[Stated task]:
Isolate every line in the records below with "matplotlib" in it.

Start Input data

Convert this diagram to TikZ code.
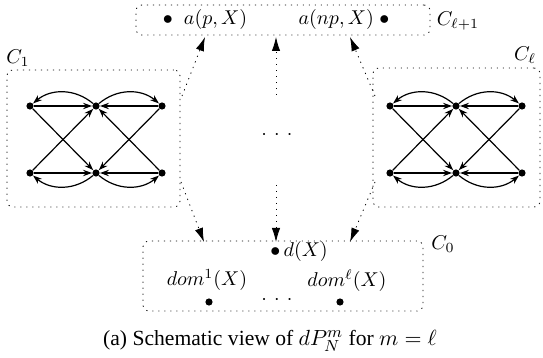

End Input data
Start Input data

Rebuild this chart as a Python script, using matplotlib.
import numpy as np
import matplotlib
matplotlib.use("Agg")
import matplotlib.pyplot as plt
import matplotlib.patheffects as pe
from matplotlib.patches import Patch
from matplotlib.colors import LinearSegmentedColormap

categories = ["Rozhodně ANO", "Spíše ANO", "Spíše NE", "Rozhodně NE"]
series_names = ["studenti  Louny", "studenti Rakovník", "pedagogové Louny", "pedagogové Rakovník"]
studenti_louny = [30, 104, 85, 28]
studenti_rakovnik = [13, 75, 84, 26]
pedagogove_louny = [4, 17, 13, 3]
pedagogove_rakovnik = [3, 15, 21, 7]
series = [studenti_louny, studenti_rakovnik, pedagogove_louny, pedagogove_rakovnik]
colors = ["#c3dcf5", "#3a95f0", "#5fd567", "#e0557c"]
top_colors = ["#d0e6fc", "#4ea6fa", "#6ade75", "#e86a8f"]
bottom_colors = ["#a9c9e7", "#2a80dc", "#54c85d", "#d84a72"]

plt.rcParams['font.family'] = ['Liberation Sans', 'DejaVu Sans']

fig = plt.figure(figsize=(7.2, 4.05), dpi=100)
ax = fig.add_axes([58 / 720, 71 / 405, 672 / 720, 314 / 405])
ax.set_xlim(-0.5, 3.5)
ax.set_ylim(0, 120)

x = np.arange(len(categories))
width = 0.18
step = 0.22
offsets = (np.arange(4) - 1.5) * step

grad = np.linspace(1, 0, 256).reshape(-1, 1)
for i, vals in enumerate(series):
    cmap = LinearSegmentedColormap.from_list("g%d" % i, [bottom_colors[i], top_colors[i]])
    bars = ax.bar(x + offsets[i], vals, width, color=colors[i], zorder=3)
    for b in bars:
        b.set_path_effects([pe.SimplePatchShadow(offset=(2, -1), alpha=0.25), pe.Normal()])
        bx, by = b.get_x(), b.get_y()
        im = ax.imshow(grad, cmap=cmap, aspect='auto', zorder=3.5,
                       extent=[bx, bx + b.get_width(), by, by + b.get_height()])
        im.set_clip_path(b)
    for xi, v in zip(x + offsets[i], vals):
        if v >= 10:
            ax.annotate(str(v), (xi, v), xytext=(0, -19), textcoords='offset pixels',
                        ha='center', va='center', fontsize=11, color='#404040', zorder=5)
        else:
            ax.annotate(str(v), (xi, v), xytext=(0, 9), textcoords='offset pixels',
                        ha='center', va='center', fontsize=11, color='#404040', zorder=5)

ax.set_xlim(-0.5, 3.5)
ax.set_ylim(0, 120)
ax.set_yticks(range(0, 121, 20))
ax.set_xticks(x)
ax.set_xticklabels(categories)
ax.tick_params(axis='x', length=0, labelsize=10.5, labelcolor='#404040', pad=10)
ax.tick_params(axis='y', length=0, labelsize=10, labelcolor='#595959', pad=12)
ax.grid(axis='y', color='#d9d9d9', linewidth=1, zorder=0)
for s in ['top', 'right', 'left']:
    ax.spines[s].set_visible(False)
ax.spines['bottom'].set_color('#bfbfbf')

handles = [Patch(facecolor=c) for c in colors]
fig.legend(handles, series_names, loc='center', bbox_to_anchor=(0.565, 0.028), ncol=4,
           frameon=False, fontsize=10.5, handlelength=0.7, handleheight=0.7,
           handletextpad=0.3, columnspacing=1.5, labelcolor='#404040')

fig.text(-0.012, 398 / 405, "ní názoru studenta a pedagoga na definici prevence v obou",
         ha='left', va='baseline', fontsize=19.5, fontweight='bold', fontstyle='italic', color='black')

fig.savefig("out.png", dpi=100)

End Input data
Start Input data

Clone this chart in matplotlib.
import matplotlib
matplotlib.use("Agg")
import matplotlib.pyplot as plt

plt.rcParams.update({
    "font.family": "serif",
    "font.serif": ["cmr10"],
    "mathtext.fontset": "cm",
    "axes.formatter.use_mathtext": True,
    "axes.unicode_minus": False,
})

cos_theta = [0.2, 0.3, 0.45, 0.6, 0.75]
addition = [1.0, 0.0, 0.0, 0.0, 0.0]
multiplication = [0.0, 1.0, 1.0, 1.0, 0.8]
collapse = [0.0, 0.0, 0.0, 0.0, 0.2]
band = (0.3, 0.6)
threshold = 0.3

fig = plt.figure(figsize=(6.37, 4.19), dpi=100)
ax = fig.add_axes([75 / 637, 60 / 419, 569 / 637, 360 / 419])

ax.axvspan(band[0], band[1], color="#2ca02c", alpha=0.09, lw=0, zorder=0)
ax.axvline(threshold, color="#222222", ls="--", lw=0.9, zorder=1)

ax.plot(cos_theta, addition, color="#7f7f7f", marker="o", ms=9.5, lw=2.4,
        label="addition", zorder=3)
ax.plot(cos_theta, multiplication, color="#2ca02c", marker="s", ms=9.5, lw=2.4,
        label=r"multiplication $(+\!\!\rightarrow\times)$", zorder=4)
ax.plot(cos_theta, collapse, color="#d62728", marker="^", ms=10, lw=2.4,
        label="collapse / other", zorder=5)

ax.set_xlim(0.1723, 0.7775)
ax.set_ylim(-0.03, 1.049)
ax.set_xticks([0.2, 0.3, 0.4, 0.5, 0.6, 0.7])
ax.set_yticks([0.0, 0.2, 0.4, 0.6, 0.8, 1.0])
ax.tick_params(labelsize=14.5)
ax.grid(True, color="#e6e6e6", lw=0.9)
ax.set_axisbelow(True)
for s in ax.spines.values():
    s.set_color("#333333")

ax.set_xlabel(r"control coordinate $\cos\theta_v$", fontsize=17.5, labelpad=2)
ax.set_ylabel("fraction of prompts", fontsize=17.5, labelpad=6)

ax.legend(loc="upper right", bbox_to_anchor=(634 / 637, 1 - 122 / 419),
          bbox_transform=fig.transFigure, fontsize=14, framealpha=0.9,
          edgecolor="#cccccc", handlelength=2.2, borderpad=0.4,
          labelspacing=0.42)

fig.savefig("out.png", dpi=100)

End Input data

[Reply to the exercise]:
Rebuild this chart as a Python script, using matplotlib.
import matplotlib
matplotlib.use("Agg")
import matplotlib.pyplot as plt
import matplotlib.patheffects as pe
from matplotlib.patches import Patch
from matplotlib.colors import LinearSegmentedColormap
Clone this chart in matplotlib.
import matplotlib
matplotlib.use("Agg")
import matplotlib.pyplot as plt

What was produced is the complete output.